Anti-India activities of Hardeep Singh Nijjar
Nijjar ran a plumbing business in Surrey. He travelled to Geneva in 2013 to appeal to the UNHRC to recognize the 1984 anti-Sikh violence as a genocide. In what capacity, with whose backing or sponsorship did he manage to reach to a global institution like the UNHRC is worth thinking about.
In June 2014, Nijjar openly called for the separation of the Indian state of Punjab at the UN Headquarters. Five months later, in November 2014, India issued a warrant for Nijjar’s arrest through the Interpol’s National Central Bureau in New Delhi.
The warrant described him as a “mastermind/active member” of the Khalistan Tiger Force (KTF) terrorist group. The warrant also mentioned that Nijjar’s name had surfaced following the 2007 bombing of the Shingar Cinema in Punjab.

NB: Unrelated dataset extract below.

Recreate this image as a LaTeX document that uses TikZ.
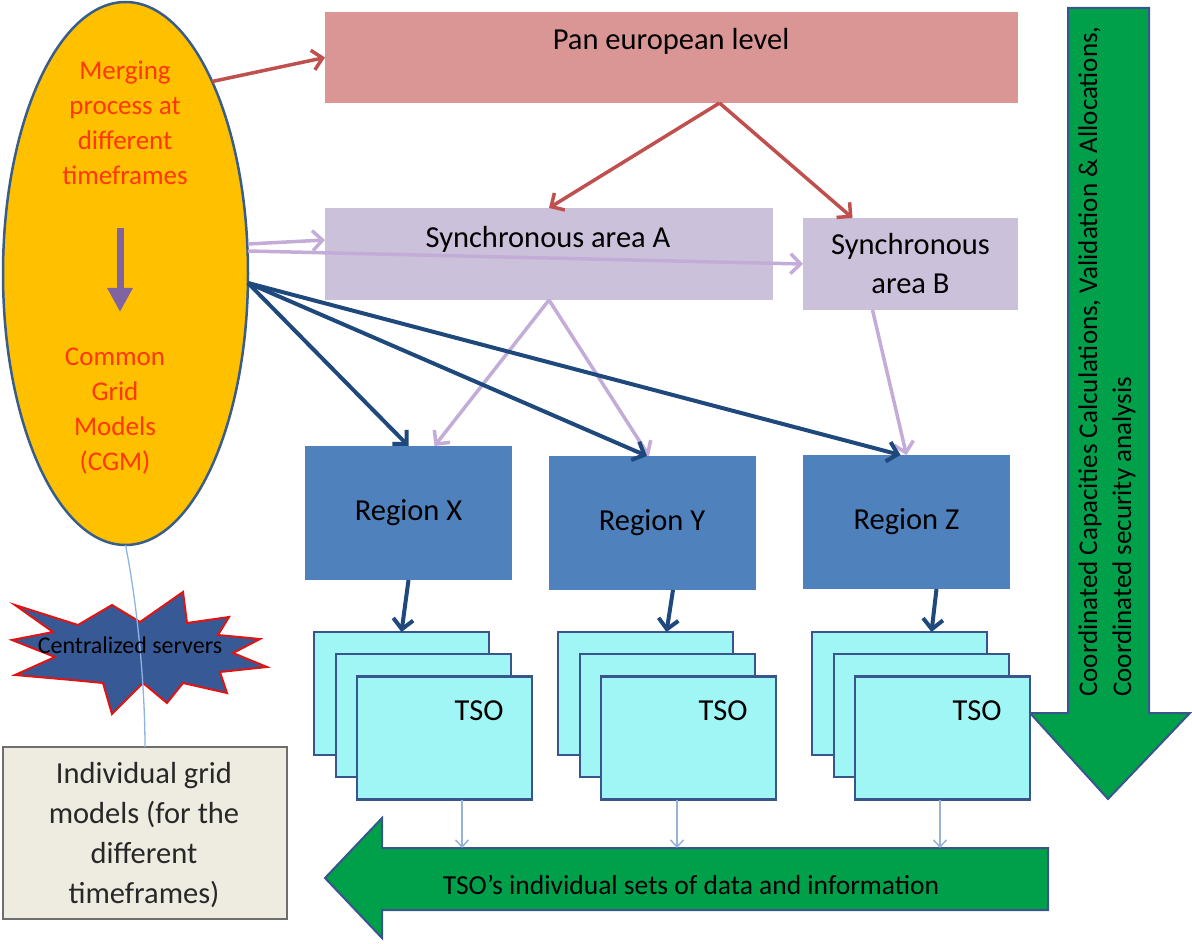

According to the summary of the case, the suspects arrested for the blast confessed that they were “acting under the instructions of Hardeep Singh Nijjar”.
In 2016, a second Interpol notice made fresh allegations against Nijjar, calling him the “mastermind and key conspirator of many terrorist acts in India”.
He was wanted for acts of terrorism and recruitment and fundraising and faced a possible life sentence. Nijjar denied the charges in a letter to Canadian PM Trudeau calling them “baseless and fabricated”.
Moreover, in March 2019, Nijjar was charged with assault but the case was stayed the same December.
Nijjar was also embroiled in a dispute over a commercial printing press which he had taken from Ripudaman Singh Malik, who was acquitted of involvement in the deadly 1985 Air India bombings.
The machine was purchased by Malik and a partner who intended to use it to print Sikh scriptures. Malik handed over the press to Nijjar in November 2020 “for safekeeping”.
But Nijjar refused to return it. Malik was murdered in July 2022. A lawsuit then followed in February 2023 seeking the return of the equipment.